Soft spot for hard things

Soft spot for hard things

 

The program Soft spot for hard things is a meditation on the tension between beauty and violence, desire and control. Desire here is not only of a sexual nature, though that is also present, for example in Sex, Lies and Religion (1993) by Annette Kennerley which explores a daytime lesbian cruising in a London cemetery, but also of the desire to speak, to have a voice, as in the monologue piece Not I (1973) by Samuel Beckett, and the violence to suppress it. It is also not a simple dualism, where one side is seen as good and the other as bad.
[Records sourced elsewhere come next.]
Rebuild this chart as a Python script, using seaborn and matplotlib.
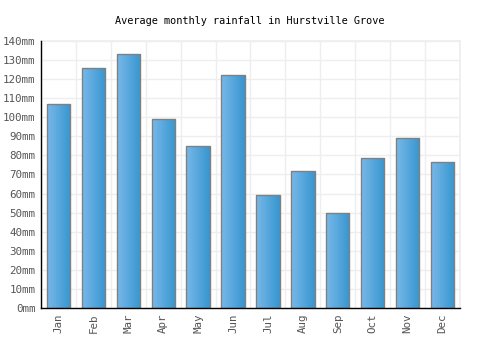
import numpy as np
import pandas as pd
import matplotlib
matplotlib.use("Agg")
import matplotlib.pyplot as plt
import seaborn as sns
from matplotlib.colors import LinearSegmentedColormap

months = ["Jan", "Feb", "Mar", "Apr", "May", "Jun", "Jul", "Aug", "Sep", "Oct", "Nov", "Dec"]
rainfall = [107, 126, 133, 99, 85, 122, 59, 72, 50, 78.5, 89, 76.5]
yticks = list(range(0, 141, 10))
ytick_labels = [f"{v}mm" for v in yticks]
title = "Average monthly rainfall in Hurstville Grove"

sns.set_theme(style="white")
plt.rcParams['font.family'] = ['DejaVu Sans Mono', 'DejaVu Sans']

df = pd.DataFrame({"month": months, "rain": rainfall})

fig = plt.figure(figsize=(5, 3.5), dpi=100)
ax = fig.add_axes([0.082, 0.12, 0.838, 0.763])

sns.barplot(data=df, x="month", y="rain", ax=ax, width=0.67,
            color="#4ea3dc", edgecolor="#808080", linewidth=1, saturation=1, zorder=3)

cmap = LinearSegmentedColormap.from_list("g", ["#78b8ea", "#3796cf"])
grad = np.linspace(0, 1, 64).reshape(1, -1)
for p in ax.patches:
    x0, y0 = p.get_x(), p.get_y()
    w, h = p.get_width(), p.get_height()
    im = ax.imshow(grad, cmap=cmap, aspect="auto", extent=[x0, x0 + w, y0, y0 + h],
                   zorder=3.5, interpolation="bicubic")
    im.set_clip_path(p)
    p.set_facecolor("none")
    p.set_zorder(4)

ax.set_xlim(-0.5, len(months) - 0.5)
ax.set_ylim(0, 140)
ax.set_yticks(yticks)
ax.set_yticklabels(ytick_labels)
ax.set_xticks(range(len(months)))
ax.set_xticklabels(months, rotation=90)
ax.set_xticks(np.arange(-0.5, len(months), 1), minor=True)
ax.grid(True, which="minor", axis="x", color="#eeeeee", linewidth=1, zorder=0)
ax.grid(True, which="major", axis="y", color="#eeeeee", linewidth=1, zorder=0)
ax.tick_params(axis="both", which="both", length=0, labelsize=7.8, labelcolor="#555555", pad=4)
ax.set_xlabel("")
ax.set_ylabel("")
for s in ["top", "right"]:
    ax.spines[s].set_color("#eeeeee")
for s in ["left", "bottom"]:
    ax.spines[s].set_color("black")
    ax.spines[s].set_linewidth(1)
    ax.spines[s].set_zorder(5)

fig.suptitle(title, y=0.955, fontsize=7.4, color="black")
fig.savefig("out.png", dpi=100)
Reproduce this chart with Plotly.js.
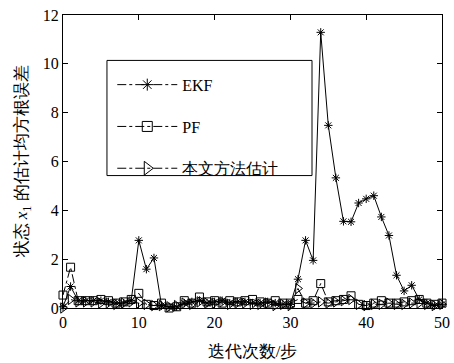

For instance, the desire to control the body is shown for its beauty and vulnerability, as seen in Maya Deren's film on martial arts, where the art of physical violence is so refined, it appears as a graceful dance. Or in Klara Lidén's moonwalk through the city after dark, where she has full control of her movements but relinquishes the ability to navigate as she walks backwards in an urban environment.

 

 

 

Program

 

Samuel Beckett, Not I, 1973, 12 Min
Leone Knight, In Loving Memory, 1991, 5 Min
Klara Lidén, Der Mythos des Fortschritts (Moonwalk), 2008, 4 Min
Maya Deren, Meditation on Violence, 1948, 13 Min
Annette Kennerley, Sex, Lies, Religion, 1993, 6 Min

Between the films: Soft spot for hard things, performance by Elisabeth Kihlström, 2023

 

 

 

Elisabeth Kihlström is a visual artist based in Vienna. Her work engages with the legacy of modernism and often addresses how social and mental spaces of the modern subject are constructed through detailed analysis of cultural history and the physical environment that surrounds us. She works in diverse media such as textile, performance, photography, text, film, installations, and exhibition display. Kihlström is also the co-editor of "Agency," a Vienna-based publishing initiative.